Les contrôles n’avaient-ils pas été renforcés après les révélations sur VW ?
Justement oui. Et c’est d’ailleurs pourquoi les affaires sont désormais rendues publiques aujourd’hui avec fracas. La révélation sur les modèles de Chrysler est par exemple issue du programme de tests élargis mis en place par l’agence américaine environnementale en septembre 2015.
L’affaire Renault, on l’a vu, découle des travaux de la commission Royal. Des groupes d’enquête analogues ont été mis en place en Allemagne, au Royaume-Uni, en Italie. Les autorités allemandes avaient d’ailleurs déjà transmis leurs doutes sur Fiat à la Commission européenne à l’été 2016.
D’autres véhicules ou constructeurs sont-ils concernés ?
Le dieselgate n’est probablement pas terminé. Les nombreuses investigations lancées après septembre 2015 sur les véhicules dans des conditions réelles de conduite déboucheront sans doute sur d’autres révélations et mises en cause. Les constructeurs s’énervent de ce qu’ils appellent des amalgames. Ils rappellent que c’est l’homologation officielle, réalisée sur banc d’essai, qui fait foi, puisqu’elle est la seule à pouvoir comparer entre eux les véhicules de manière incontestable.
Il n’empêche, l’ONG européenne Transport & Environment (T & E), qui a compilé les données portant sur 230 modèles, a dressé en septembre 2016 un tableau noir des constructeurs et des véhicules, c’est-à-dire ceux dont les émissions dépassent fortement, en conditions réelles de conduite, les normes autorisées.

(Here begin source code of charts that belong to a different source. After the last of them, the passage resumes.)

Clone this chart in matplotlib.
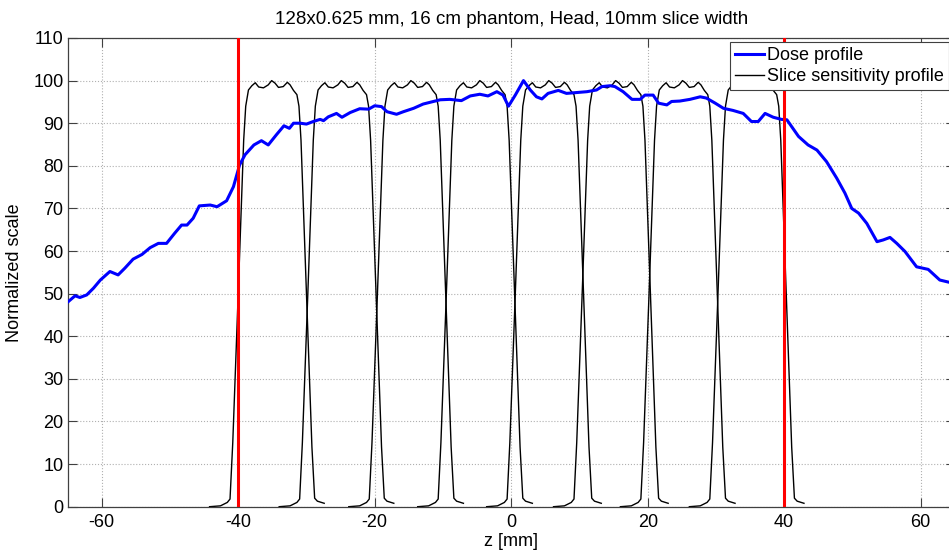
import numpy as np
import matplotlib
matplotlib.use("Agg")
import matplotlib.pyplot as plt

TITULO = "128x0.625 mm, 16 cm phantom, Head, 10mm slice width"

# perfil de dose (z em mm, escala normalizada)
dose_z = [-65.0, -63.9, -63.2, -62.2, -61.2, -60.2, -58.8, -57.6, -56.6, -55.4,
          -54.1, -52.9, -51.7, -50.5, -49.3, -48.3, -47.5, -46.6, -45.7, -44.1,
          -43.1, -41.7, -40.7, -39.8, -39.0, -37.7, -36.6, -35.6, -34.4, -33.3,
          -32.5, -31.9, -30.9, -30.0, -29.0, -28.0, -27.5, -26.8, -25.6, -24.8,
          -23.6, -22.2, -20.9, -20.0, -19.0, -18.2, -16.8, -15.8, -14.3, -12.9,
          -11.4, -10.4, -9.0, -7.3, -6.0, -4.6, -3.4, -2.1, -1.2, -0.4,
          0.6, 1.8, 2.8, 3.7, 4.5, 5.4, 6.9, 8.1, 9.6, 11.1,
          12.5, 13.3, 14.5, 15.2, 16.4, 17.7, 18.9, 19.6, 20.8, 21.6,
          22.8, 23.5, 24.7, 26.2, 27.7, 28.6, 29.9, 31.1, 32.5, 34.0,
          35.2, 36.2, 37.2, 38.4, 39.6, 40.4, 42.1, 43.5, 44.8, 46.2,
          47.7, 48.9, 49.9, 50.9, 52.1, 53.6, 54.5, 55.5, 56.5, 57.7,
          59.4, 61.1, 62.8, 64.1, 65.0]
dose_v = [48.0, 49.5, 49.1, 49.7, 51.3, 53.2, 55.2, 54.4, 56.0, 58.1,
          59.2, 60.8, 61.8, 61.8, 64.2, 66.1, 66.1, 67.7, 70.6, 70.8,
          70.4, 71.8, 75.1, 80.2, 82.6, 84.9, 85.9, 84.9, 87.3, 89.4,
          88.8, 90.0, 90.0, 89.8, 90.4, 90.9, 90.6, 91.5, 92.3, 91.4,
          92.5, 93.4, 93.3, 94.1, 93.9, 92.7, 92.1, 92.7, 93.5, 94.5,
          95.1, 95.5, 95.6, 95.3, 96.4, 96.8, 96.4, 97.4, 96.6, 94.0,
          96.6, 100.0, 97.8, 96.2, 95.7, 97.0, 97.7, 97.0, 97.2, 97.4,
          97.8, 98.6, 98.8, 98.6, 97.4, 95.6, 95.6, 96.6, 96.6, 94.7,
          94.3, 95.1, 95.2, 95.6, 96.2, 95.9, 94.7, 93.5, 93.0, 92.3,
          90.4, 90.4, 92.3, 91.4, 90.9, 90.8, 86.9, 84.9, 83.7, 81.0,
          77.1, 73.6, 70.0, 68.9, 66.5, 62.2, 62.6, 63.2, 61.8, 59.9,
          56.3, 55.7, 53.2, 52.7, 52.5]

# forma de um perfil de sensibilidade (deslocamento ao centro do corte, valor)
ssp_off = [-9.2, -7.6, -6.6, -6.2, -5.8, -5.0, -4.2, -3.9, -3.5, -3.0,
           -2.5, -2.0, -1.3, -0.6, -0.1, 0.4, 0.9, 1.6, 2.2, 2.6,
           3.1, 3.6, 3.9, 4.2, 5.0, 5.8, 6.2, 6.6, 7.6]
ssp_val = [0.0, 0.2, 1.0, 1.8, 15.0, 50.0, 86.0, 94.0, 97.8, 98.8,
           99.5, 98.5, 98.3, 99.0, 100.0, 99.4, 98.4, 98.6, 99.6, 99.0,
           97.7, 96.7, 94.0, 86.0, 50.0, 14.0, 2.0, 1.3, 0.8]
ssp_centros = [-35.0, -24.8, -14.6, -4.5, 5.6, 15.4, 25.2, 35.3]

limites_feixe = [-40, 40]

plt.rcParams["font.family"] = ["Liberation Sans", "DejaVu Sans"]
plt.rcParams["font.size"] = 13
plt.rcParams["axes.unicode_minus"] = False

fig = plt.figure(figsize=(9.49, 5.52), dpi=100)
ax = fig.add_axes([67.6 / 949, 45.3 / 552, (954.8 - 67.6) / 949, (506.7 - 38) / 552])

off = np.array(ssp_off)
for i, c in enumerate(ssp_centros):
    ax.plot(off + c, ssp_val, color="black", lw=1.0, zorder=2,
            label="Slice sensitivity profile" if i == 0 else None)

ax.plot(dose_z, dose_v, color="#0000ff", lw=2.2, zorder=3, label="Dose profile")

for z in limites_feixe:
    ax.axvline(z, color="#ff0000", lw=2.2, zorder=4)

ax.set_xlim(-65, 65)
ax.set_ylim(0, 110)
ax.set_xticks(np.arange(-60, 61, 20))
ax.set_yticks(np.arange(0, 111, 10))
ax.grid(True, linestyle=":", color="#b0b0b0", lw=0.8)
ax.set_axisbelow(True)
ax.tick_params(direction="in", length=6.4, width=0.8, top=True, right=True,
               color="#404040")
ax.tick_params(axis="x", pad=5)
ax.tick_params(axis="y", pad=3)
for s in ax.spines.values():
    s.set_color("#404040")
    s.set_linewidth(0.9)

ax.set_title(TITULO, fontsize=13.5, pad=10)
ax.set_xlabel("z [mm]", labelpad=2)
ax.set_ylabel("Normalized scale", labelpad=7)

h, l = ax.get_legend_handles_labels()
leg = ax.legend([h[-1], h[0]], [l[-1], l[0]], loc="upper right",
                bbox_to_anchor=(1.0, 1 - 42 / 552), bbox_transform=fig.transFigure,
                borderaxespad=0, borderpad=0.3, labelspacing=0.2,
                handlelength=1.6, handletextpad=0.15, fancybox=False,
                framealpha=1, edgecolor="#404040", fontsize=13)
leg.get_frame().set_linewidth(0.8)

fig.savefig("out.png", dpi=100)
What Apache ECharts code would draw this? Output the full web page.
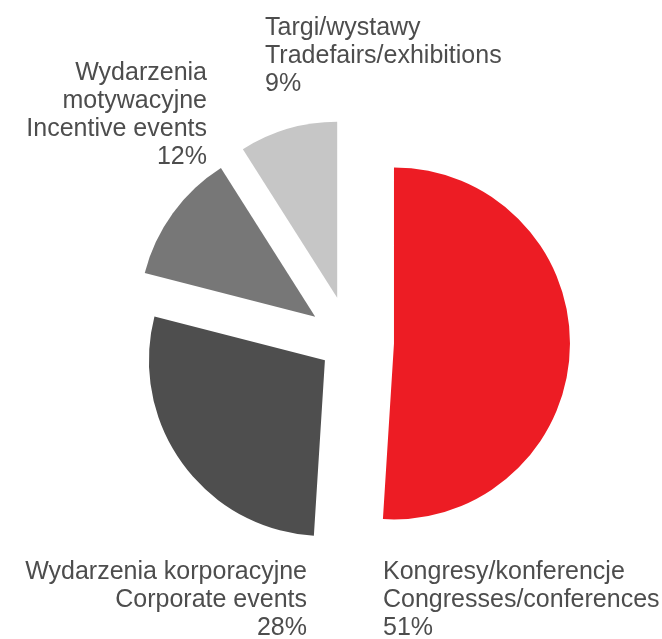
<!DOCTYPE html>
<html>
<head>
<meta charset="utf-8">
<title>Pie</title>
<script src="https://cdn.jsdelivr.net/npm/echarts@6/dist/echarts.min.js"></script>
<style>
  html, body { margin: 0; padding: 0; background: #fff; }
  #main { width: 662px; height: 639px; }
</style>
</head>
<body>
<div id="main"></div>
<script>
// data
var names = [
  "Kongresy/konferencje\nCongresses/conferences",
  "Wydarzenia korporacyjne\nCorporate events",
  "Wydarzenia\nmotywacyjne\nIncentive events",
  "Targi/wystawy\nTradefairs/exhibitions"
];
var values = [51, 28, 12, 9];

// styles
var colors = ["#ed1c24", "#4e4e4e", "#777777", "#c6c6c6"];
var offsets = [44, 31, 43, 46]; // explode distance of each slice
var labelPos = [
  { x: 383, y: 558, align: "left" },
  { x: 307, y: 558, align: "right" },
  { x: 207, y: 59, align: "right" },
  { x: 265, y: 14, align: "left" }
];
var pieCenter = [350, 342];
var pieRadius = 176;
var startAngle = 90;

var myChart = echarts.init(document.getElementById("main"));

var total = 0;
for (var k = 0; k < values.length; k++) total += values[k];

// one pie per slice (others transparent), each moved out along its bisector
var series = [];
var acc = 0;
for (var i = 0; i < values.length; i++) {
  (function (i, before) {
    var mid = (startAngle - 360 * (before + values[i] / 2) / total) * Math.PI / 180;
    var c = [
      pieCenter[0] + offsets[i] * Math.cos(mid),
      pieCenter[1] - offsets[i] * Math.sin(mid)
    ];
    var data = [];
    for (var j = 0; j < values.length; j++) {
      var own = j === i;
      data.push({
        name: names[j],
        value: values[j],
        itemStyle: { color: own ? colors[j] : "rgba(0,0,0,0)" },
        label: { show: own }
      });
    }
    series.push({
      type: "pie",
      center: c,
      radius: [0, pieRadius],
      startAngle: startAngle,
      clockwise: true,
      avoidLabelOverlap: false,
      silent: true,
      animation: false,
      emphasis: { disabled: true },
      itemStyle: { borderWidth: 0 },
      label: {
        position: "outside",
        formatter: function (p) {
          return p.name + "\n" + p.value + "%";
        },
        fontFamily: "Liberation Sans, Arial, sans-serif",
        fontSize: 25,
        lineHeight: 28,
        color: "#4d4d4d"
      },
      labelLine: { show: false },
      labelLayout: function () {
        return {
          x: labelPos[i].x,
          y: labelPos[i].y,
          align: labelPos[i].align,
          verticalAlign: "top"
        };
      },
      data: data
    });
  })(i, acc);
  acc += values[i];
}

myChart.setOption({
  animation: false,
  series: series
});
</script>
</body>
</html>
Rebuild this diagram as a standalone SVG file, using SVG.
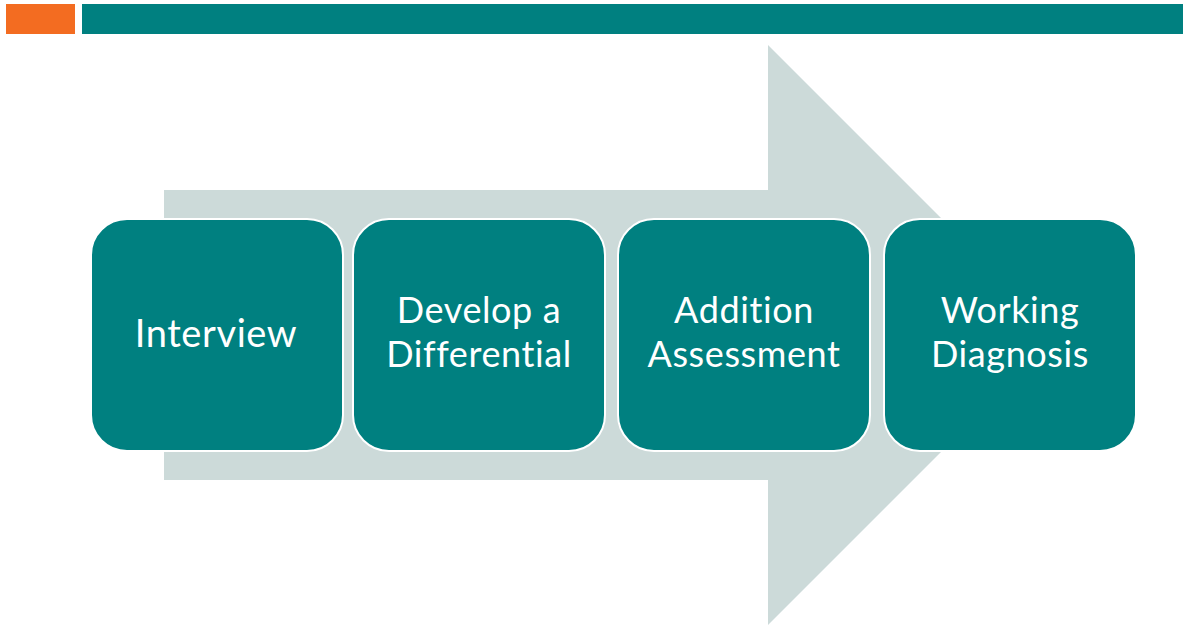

Parmi eux, la Fiat 500x, un petit 4x4 urbain, emporte le pompon de l’explosion des compteurs dans la catégorie des moteurs classés Euro6, autrement dit les plus « propres ». Les émissions d’oxydes d’azote du petit bolide dépassent sur route jusqu’à quinze fois la norme légale. T & E a aussi pointé du doigt cinq modèles Mercedes, quatre BMW, Ford, Hyundai, Renault et trois Opel et Volvo.
La commission Royal, de son côté, a approfondi ses investigations sur les véhicules les plus suspects, dont la Fiat 500x, pour laquelle FCA s’est refusé à donner des explications. Au passage, les experts français ont dédouané une Peugeot 5008 de tout soupçon de tricherie au logiciel. Elle doit examiner en février le cas d’une Mercedes Classe S, d’une Ford Kuga et d’une Opel Astra.